Stated goal –
Pictures excluded, return the lines below from the first through the line holding "(0,0) rectangle (1568,1010);".

[Start Data block]

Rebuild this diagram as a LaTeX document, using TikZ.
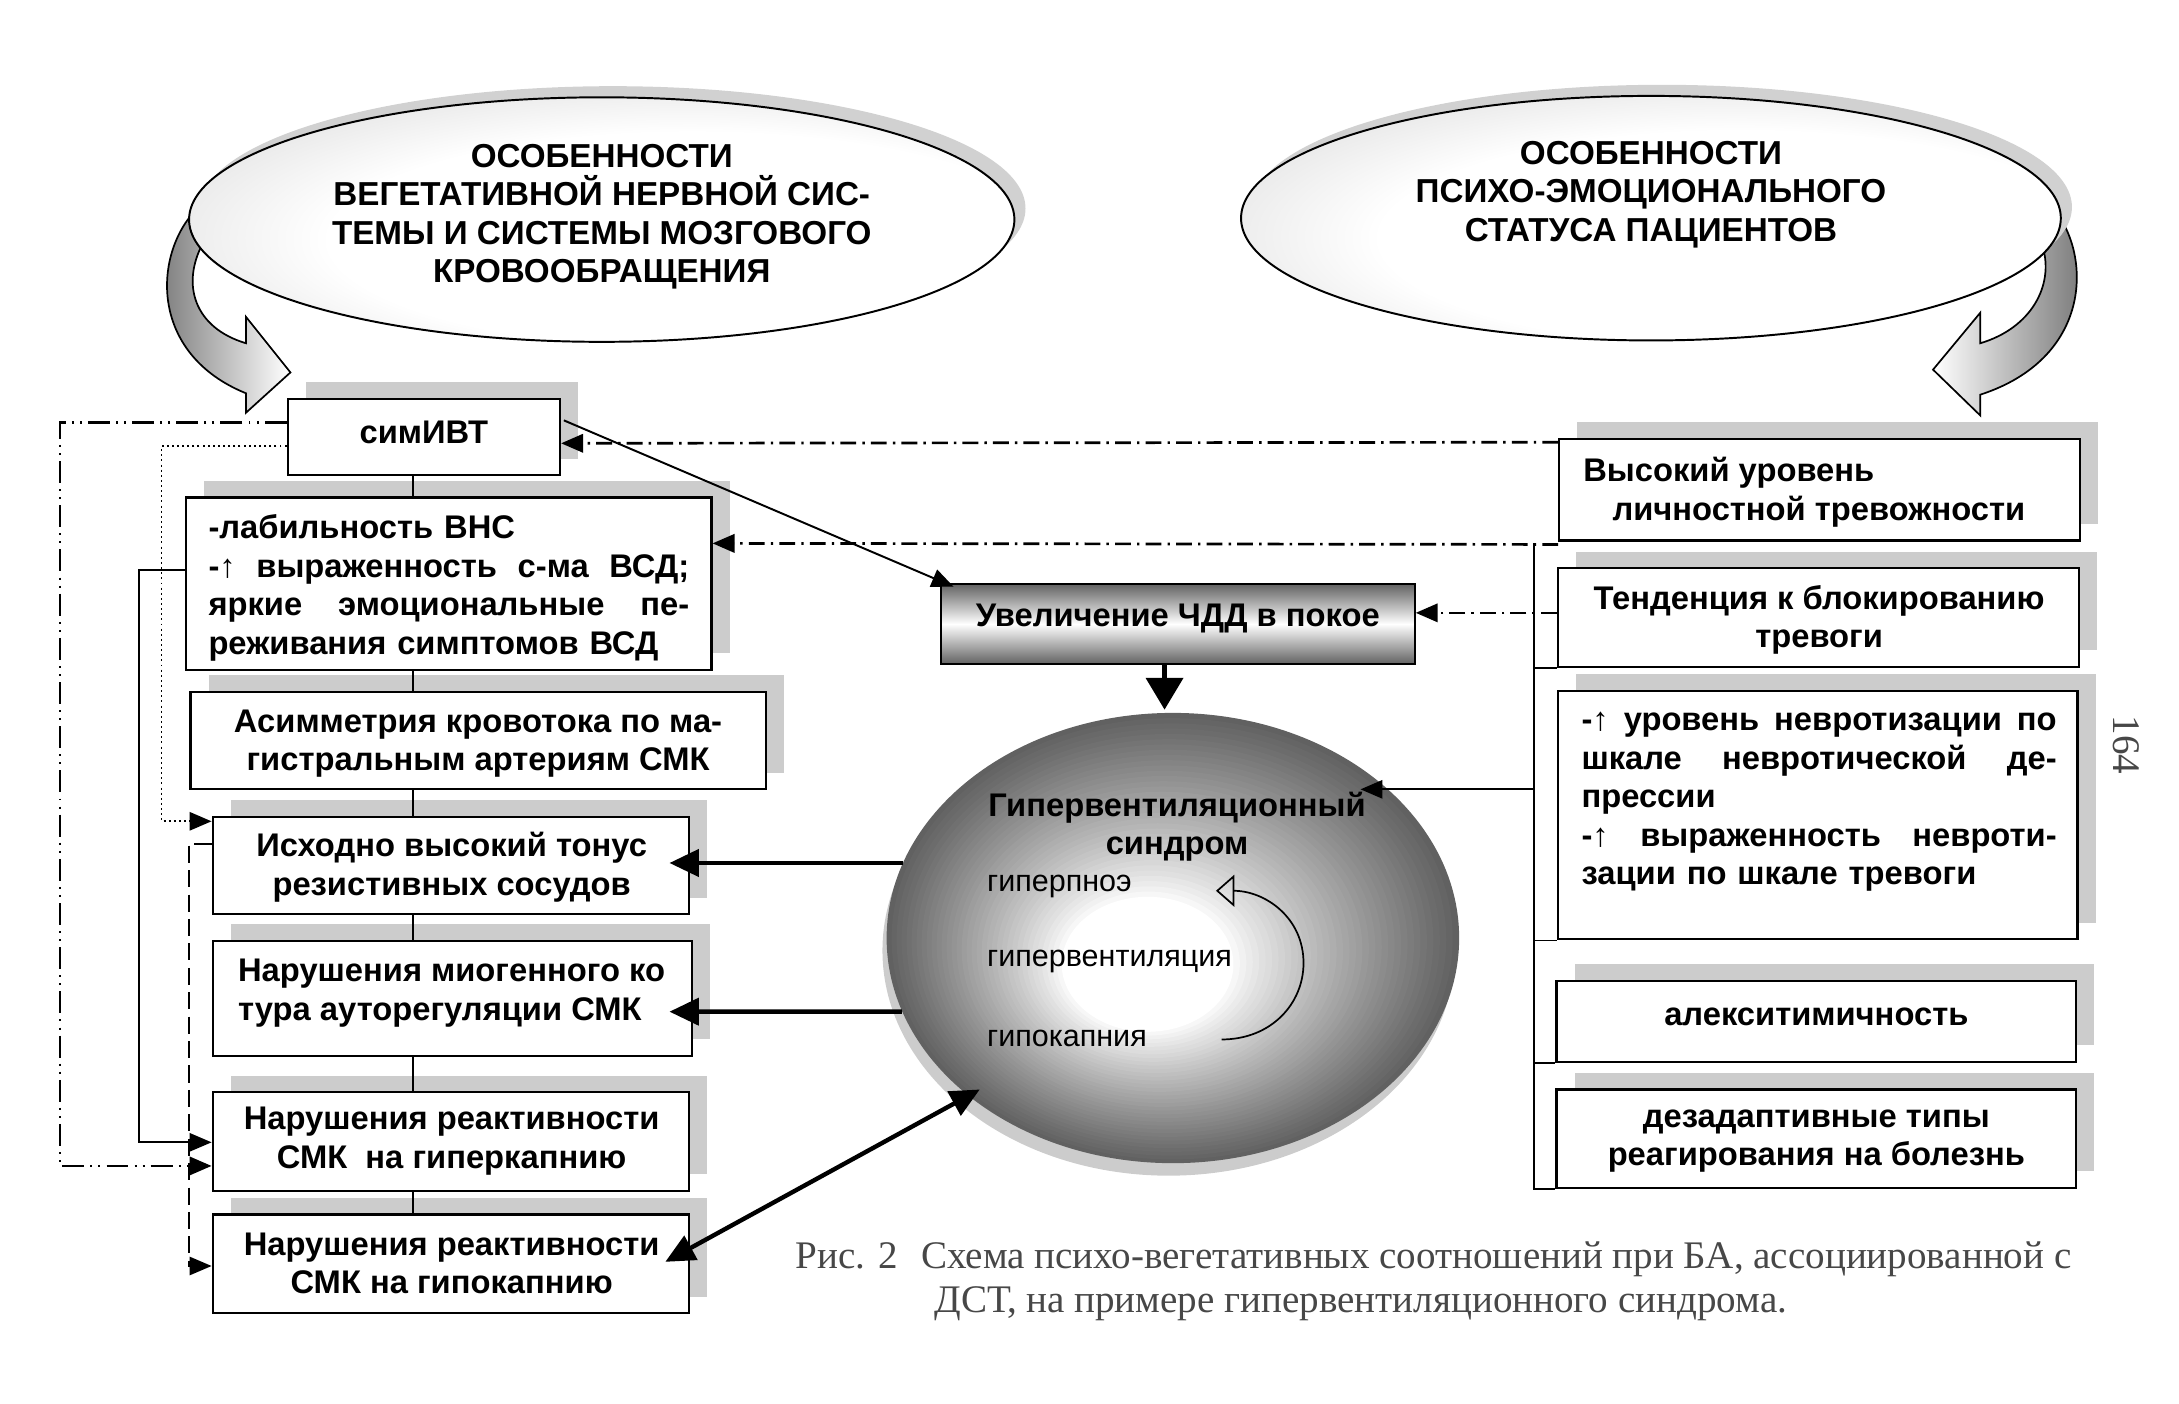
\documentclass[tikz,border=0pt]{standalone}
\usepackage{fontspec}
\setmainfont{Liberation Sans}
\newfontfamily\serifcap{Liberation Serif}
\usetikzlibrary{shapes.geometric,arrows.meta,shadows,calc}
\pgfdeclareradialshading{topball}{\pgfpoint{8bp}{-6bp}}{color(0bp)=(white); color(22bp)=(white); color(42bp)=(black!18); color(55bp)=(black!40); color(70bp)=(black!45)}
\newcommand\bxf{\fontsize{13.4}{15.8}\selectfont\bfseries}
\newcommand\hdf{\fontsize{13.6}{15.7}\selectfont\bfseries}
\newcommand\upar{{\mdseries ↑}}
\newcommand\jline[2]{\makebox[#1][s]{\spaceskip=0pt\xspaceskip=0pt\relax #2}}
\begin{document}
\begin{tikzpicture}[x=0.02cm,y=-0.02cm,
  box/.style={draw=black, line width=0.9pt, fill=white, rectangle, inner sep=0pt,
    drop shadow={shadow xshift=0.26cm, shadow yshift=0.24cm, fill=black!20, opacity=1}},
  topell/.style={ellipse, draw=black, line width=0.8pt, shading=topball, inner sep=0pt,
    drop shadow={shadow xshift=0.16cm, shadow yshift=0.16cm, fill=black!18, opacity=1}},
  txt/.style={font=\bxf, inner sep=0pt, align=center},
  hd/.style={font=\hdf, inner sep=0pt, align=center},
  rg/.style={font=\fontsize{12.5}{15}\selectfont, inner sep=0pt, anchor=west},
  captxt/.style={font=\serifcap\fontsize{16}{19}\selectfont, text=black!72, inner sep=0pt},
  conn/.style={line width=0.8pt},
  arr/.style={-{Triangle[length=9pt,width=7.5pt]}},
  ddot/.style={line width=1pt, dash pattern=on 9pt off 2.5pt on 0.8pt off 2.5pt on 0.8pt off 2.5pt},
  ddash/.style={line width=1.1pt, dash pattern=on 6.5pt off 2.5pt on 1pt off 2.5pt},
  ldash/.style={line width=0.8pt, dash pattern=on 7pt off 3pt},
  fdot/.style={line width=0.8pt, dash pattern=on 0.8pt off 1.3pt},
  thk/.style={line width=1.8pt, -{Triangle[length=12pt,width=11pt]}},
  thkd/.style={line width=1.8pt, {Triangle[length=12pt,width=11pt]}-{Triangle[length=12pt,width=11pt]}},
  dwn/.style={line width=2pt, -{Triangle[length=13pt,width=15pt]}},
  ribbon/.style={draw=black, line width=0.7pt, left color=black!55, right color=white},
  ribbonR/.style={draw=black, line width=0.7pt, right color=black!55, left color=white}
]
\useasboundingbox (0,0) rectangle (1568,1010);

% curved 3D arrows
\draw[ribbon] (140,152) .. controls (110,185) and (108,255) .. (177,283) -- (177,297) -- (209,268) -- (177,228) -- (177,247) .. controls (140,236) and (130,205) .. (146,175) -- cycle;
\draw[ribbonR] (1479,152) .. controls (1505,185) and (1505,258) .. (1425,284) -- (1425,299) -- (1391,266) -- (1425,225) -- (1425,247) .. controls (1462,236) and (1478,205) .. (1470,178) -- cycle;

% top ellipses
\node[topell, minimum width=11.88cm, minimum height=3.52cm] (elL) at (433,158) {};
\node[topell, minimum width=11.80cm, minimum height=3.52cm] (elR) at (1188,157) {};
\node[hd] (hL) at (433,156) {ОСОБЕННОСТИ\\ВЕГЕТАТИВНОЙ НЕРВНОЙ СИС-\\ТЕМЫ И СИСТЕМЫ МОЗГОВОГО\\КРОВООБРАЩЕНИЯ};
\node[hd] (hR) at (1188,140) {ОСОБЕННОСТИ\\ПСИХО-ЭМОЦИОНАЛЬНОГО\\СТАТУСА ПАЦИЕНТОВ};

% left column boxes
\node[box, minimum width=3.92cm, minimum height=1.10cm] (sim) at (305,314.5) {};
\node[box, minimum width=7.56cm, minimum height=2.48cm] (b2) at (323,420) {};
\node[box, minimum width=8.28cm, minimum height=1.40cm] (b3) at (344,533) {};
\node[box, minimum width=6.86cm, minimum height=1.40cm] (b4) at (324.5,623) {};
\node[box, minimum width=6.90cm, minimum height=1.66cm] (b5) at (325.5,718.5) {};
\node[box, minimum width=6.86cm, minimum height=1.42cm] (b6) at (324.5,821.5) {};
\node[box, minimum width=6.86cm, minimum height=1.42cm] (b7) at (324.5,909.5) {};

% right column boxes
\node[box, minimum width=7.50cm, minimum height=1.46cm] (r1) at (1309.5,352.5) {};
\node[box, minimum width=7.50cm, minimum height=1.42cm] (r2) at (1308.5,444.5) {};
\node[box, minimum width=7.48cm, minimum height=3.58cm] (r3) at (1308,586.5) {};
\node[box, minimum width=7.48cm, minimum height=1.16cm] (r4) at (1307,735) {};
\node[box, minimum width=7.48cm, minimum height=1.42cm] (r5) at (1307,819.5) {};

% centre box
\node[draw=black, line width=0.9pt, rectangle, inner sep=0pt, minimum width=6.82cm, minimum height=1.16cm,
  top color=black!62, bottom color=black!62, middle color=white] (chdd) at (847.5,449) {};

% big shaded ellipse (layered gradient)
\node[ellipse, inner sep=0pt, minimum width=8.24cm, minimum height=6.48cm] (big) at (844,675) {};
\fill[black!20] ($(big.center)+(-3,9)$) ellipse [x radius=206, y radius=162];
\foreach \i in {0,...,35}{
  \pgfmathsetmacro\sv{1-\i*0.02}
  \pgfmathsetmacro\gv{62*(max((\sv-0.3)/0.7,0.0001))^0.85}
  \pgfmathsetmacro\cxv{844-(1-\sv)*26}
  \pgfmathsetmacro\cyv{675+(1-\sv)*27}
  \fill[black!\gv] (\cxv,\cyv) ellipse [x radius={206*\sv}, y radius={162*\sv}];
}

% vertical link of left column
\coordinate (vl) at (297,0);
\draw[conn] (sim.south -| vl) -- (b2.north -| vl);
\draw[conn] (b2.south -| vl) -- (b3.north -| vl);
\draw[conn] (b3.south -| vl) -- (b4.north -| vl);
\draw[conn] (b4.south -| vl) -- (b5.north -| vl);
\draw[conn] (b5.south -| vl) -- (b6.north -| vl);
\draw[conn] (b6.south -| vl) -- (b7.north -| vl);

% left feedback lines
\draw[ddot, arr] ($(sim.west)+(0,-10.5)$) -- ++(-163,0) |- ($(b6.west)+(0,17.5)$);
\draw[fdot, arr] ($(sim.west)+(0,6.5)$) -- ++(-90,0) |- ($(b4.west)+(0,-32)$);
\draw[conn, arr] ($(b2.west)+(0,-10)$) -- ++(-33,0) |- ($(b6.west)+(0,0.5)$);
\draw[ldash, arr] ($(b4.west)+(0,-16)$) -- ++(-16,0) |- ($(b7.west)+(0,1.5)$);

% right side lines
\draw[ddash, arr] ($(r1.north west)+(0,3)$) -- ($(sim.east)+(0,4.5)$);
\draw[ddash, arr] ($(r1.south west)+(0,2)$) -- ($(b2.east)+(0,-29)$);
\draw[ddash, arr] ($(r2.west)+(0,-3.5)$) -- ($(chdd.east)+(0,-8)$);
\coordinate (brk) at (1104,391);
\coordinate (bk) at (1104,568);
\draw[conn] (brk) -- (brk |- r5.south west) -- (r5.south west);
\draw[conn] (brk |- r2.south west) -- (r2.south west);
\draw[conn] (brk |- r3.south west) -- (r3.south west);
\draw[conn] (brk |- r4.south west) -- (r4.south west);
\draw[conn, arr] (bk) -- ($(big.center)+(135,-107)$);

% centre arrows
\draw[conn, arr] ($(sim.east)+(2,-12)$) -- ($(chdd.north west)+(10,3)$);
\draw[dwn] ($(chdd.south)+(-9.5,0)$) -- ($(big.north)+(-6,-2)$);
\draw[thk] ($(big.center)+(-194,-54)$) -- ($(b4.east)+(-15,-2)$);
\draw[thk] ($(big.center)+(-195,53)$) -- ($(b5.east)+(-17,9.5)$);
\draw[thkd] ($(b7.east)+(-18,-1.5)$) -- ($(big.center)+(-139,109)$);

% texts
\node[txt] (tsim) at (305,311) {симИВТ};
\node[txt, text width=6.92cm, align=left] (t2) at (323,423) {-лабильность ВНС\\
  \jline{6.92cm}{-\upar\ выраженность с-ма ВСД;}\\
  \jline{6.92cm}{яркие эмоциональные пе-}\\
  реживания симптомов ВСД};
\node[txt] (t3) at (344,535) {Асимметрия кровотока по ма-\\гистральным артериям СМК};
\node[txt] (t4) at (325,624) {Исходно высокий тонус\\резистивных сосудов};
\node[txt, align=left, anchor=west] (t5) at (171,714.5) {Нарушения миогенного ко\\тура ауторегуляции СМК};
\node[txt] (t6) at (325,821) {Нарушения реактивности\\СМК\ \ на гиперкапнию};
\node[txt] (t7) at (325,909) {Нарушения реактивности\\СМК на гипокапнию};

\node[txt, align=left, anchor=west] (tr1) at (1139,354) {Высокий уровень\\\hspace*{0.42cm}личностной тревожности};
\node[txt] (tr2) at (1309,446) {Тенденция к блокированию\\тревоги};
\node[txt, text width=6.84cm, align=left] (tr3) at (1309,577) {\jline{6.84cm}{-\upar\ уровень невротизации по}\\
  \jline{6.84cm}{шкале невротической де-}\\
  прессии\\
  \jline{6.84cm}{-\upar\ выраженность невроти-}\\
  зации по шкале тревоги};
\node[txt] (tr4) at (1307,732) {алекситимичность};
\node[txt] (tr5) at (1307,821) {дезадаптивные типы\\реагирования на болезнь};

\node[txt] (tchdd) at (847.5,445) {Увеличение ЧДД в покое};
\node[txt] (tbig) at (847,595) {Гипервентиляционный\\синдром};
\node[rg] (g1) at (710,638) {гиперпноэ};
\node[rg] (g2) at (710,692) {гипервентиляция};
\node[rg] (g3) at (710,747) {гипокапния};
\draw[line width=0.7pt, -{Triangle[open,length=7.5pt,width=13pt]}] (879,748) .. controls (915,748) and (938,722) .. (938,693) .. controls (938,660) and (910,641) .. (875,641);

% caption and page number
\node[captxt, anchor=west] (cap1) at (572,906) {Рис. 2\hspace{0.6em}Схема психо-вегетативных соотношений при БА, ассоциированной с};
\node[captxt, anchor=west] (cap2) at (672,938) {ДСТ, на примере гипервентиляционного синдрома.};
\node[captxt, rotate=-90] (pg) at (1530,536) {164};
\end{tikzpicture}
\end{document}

[End Data block]

Solution to the problem –
Rebuild this diagram as a LaTeX document, using TikZ.
\documentclass[tikz,border=0pt]{standalone}
\usepackage{fontspec}
\setmainfont{Liberation Sans}
\newfontfamily\serifcap{Liberation Serif}
\usetikzlibrary{shapes.geometric,arrows.meta,shadows,calc}
\pgfdeclareradialshading{topball}{\pgfpoint{8bp}{-6bp}}{color(0bp)=(white); color(22bp)=(white); color(42bp)=(black!18); color(55bp)=(black!40); color(70bp)=(black!45)}
\newcommand\bxf{\fontsize{13.4}{15.8}\selectfont\bfseries}
\newcommand\hdf{\fontsize{13.6}{15.7}\selectfont\bfseries}
\newcommand\upar{{\mdseries ↑}}
\newcommand\jline[2]{\makebox[#1][s]{\spaceskip=0pt\xspaceskip=0pt\relax #2}}
\begin{document}
\begin{tikzpicture}[x=0.02cm,y=-0.02cm,
  box/.style={draw=black, line width=0.9pt, fill=white, rectangle, inner sep=0pt,
    drop shadow={shadow xshift=0.26cm, shadow yshift=0.24cm, fill=black!20, opacity=1}},
  topell/.style={ellipse, draw=black, line width=0.8pt, shading=topball, inner sep=0pt,
    drop shadow={shadow xshift=0.16cm, shadow yshift=0.16cm, fill=black!18, opacity=1}},
  txt/.style={font=\bxf, inner sep=0pt, align=center},
  hd/.style={font=\hdf, inner sep=0pt, align=center},
  rg/.style={font=\fontsize{12.5}{15}\selectfont, inner sep=0pt, anchor=west},
  captxt/.style={font=\serifcap\fontsize{16}{19}\selectfont, text=black!72, inner sep=0pt},
  conn/.style={line width=0.8pt},
  arr/.style={-{Triangle[length=9pt,width=7.5pt]}},
  ddot/.style={line width=1pt, dash pattern=on 9pt off 2.5pt on 0.8pt off 2.5pt on 0.8pt off 2.5pt},
  ddash/.style={line width=1.1pt, dash pattern=on 6.5pt off 2.5pt on 1pt off 2.5pt},
  ldash/.style={line width=0.8pt, dash pattern=on 7pt off 3pt},
  fdot/.style={line width=0.8pt, dash pattern=on 0.8pt off 1.3pt},
  thk/.style={line width=1.8pt, -{Triangle[length=12pt,width=11pt]}},
  thkd/.style={line width=1.8pt, {Triangle[length=12pt,width=11pt]}-{Triangle[length=12pt,width=11pt]}},
  dwn/.style={line width=2pt, -{Triangle[length=13pt,width=15pt]}},
  ribbon/.style={draw=black, line width=0.7pt, left color=black!55, right color=white},
  ribbonR/.style={draw=black, line width=0.7pt, right color=black!55, left color=white}
]
\useasboundingbox (0,0) rectangle (1568,1010);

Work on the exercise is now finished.